Each time I spot a blue plaque – and whichever city I am in, my eye is inexorably drawn to those little markers of history, suspended between ground and first floors – I make an instant value judgement: is this a happy plaque or a sad plaque? I am not a natural dualist and am aware that every life contains multitudes, but I find this sort of crude categorisation irresistible, especially in London, which has been home to much fame, fortune and tragedy. A key indicator of a ‘sad’ plaque is the circumstances under which the person lived in that particular building. For instance, those plaques on the down-at-heel residences associated with the tumultuous early life of Dickens are sad plaques: memories rendered permanent in places he doubtless sought to forget.
Dickens has the second highest number of plaques across Britain – his forty-three pipped to the post by the forty-seven of Methodism’s peripatetic founder John Wesley. The city with the highest number is no surprise at all. While there are, of course, plenty of ‘happy’ plaques in the capital; London’s sad plaques are manifold – for it has always been a city where people have come to hide, fail or just forget.

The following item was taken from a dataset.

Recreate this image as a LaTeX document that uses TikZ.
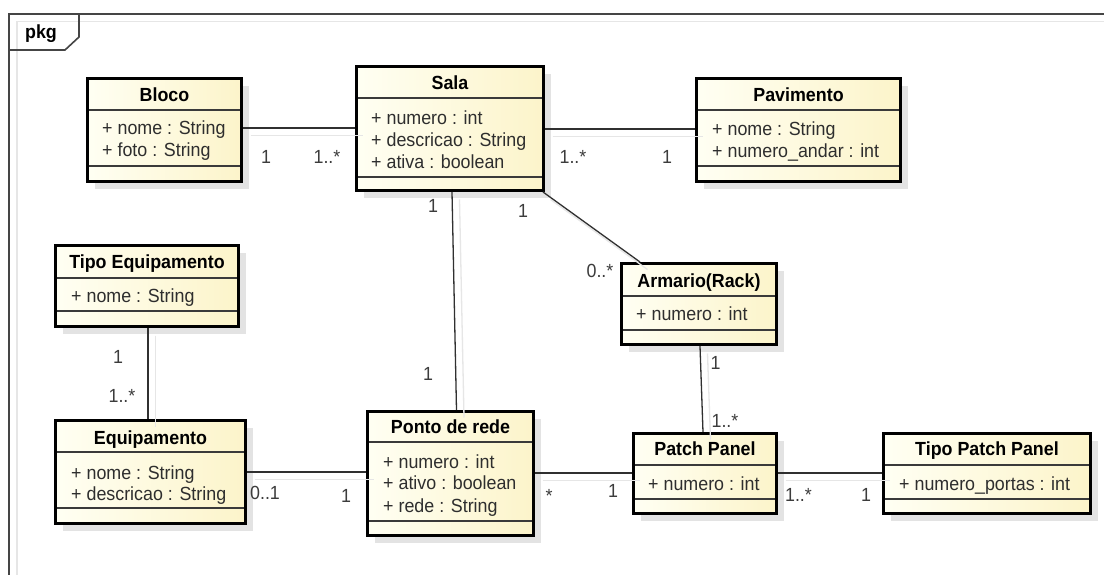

The blue plaques tell a story belied by the leafiness of London’s more exclusive addresses, those places across the city’s centre and west which we associate with huge desirability. But what of those who didn’t wish to live there? How must Charles X, the last Bourbon king of France, have felt as he idled away the hours of exile in the comparative modesty of a Mayfair side street? What went through the minds of those heroes of the struggle against apartheid as they trudged towards the British Library bus stop in torrential rain? Did dreams of the Russian past – or even of a potential Russian future – flash across the consciousnesses of the myriad Grand Duchesses as they watched the honey drip slowly from the spoon and into the teacup on an endless Belgravian afternoon? London has been a city of hope and of aspiration from Whittington onwards – but those sad plaques remind us that even the most gilded parts of it have played the part of prison as well as paradise.
This isn’t only a historical phenomenon – London is still the nursemaid of exiles to this day. Constantine II, the last king of Greece potters around the lanes of Hampstead, while General Pervez Musharraf, erstwhile president of Pakistan, contents himself with a flat just off the Edgware Road. Strange to think of those minds which once contemplated the affairs of nations now having to preoccupy themselves with Oyster cards or the Old Street roundabout or any of the other strange minutiae of being a Londoner. Why London though? Well, perhaps it’s because of Britain’s unusual track record of political stability, or because you can hop on a direct flight to here, at speed, from almost anywhere, or maybe it’s because London really is an everywhere; a place where a rejected king or persecuted president might – as millions of their subjects have done – make a corner of France or Pakistan or Russia down a side street or in a square.
Yet, for all the specific suitability of London’s bosom and for all her laudable ability to act as a canvas for diverse lives, these exilic plaques remain sad. ‘How can we sing the Lord’s song in a strange land?’– whether that casts your mind instantly to the Biblical Psalm or to Boney M, the essence of exile as a loss, as a necessary suppression of a part of who we are, has been an observable part of human culture since its very beginning. For all the gilt and greatness of Babylon (be it on the Euphrates or on the Thames), it remains an elsewhere, a strange and unchosen land.
Thomas Aquinas – a man who knew what it was to move, near constantly, from place to place – wrote in his hymn to the Eucharistic presence, this prayer in anticipation of heaven: ‘Oh, grant us endless length of days, in our true native land with thee’. Maybe, for the moment, we’re all exiles after all.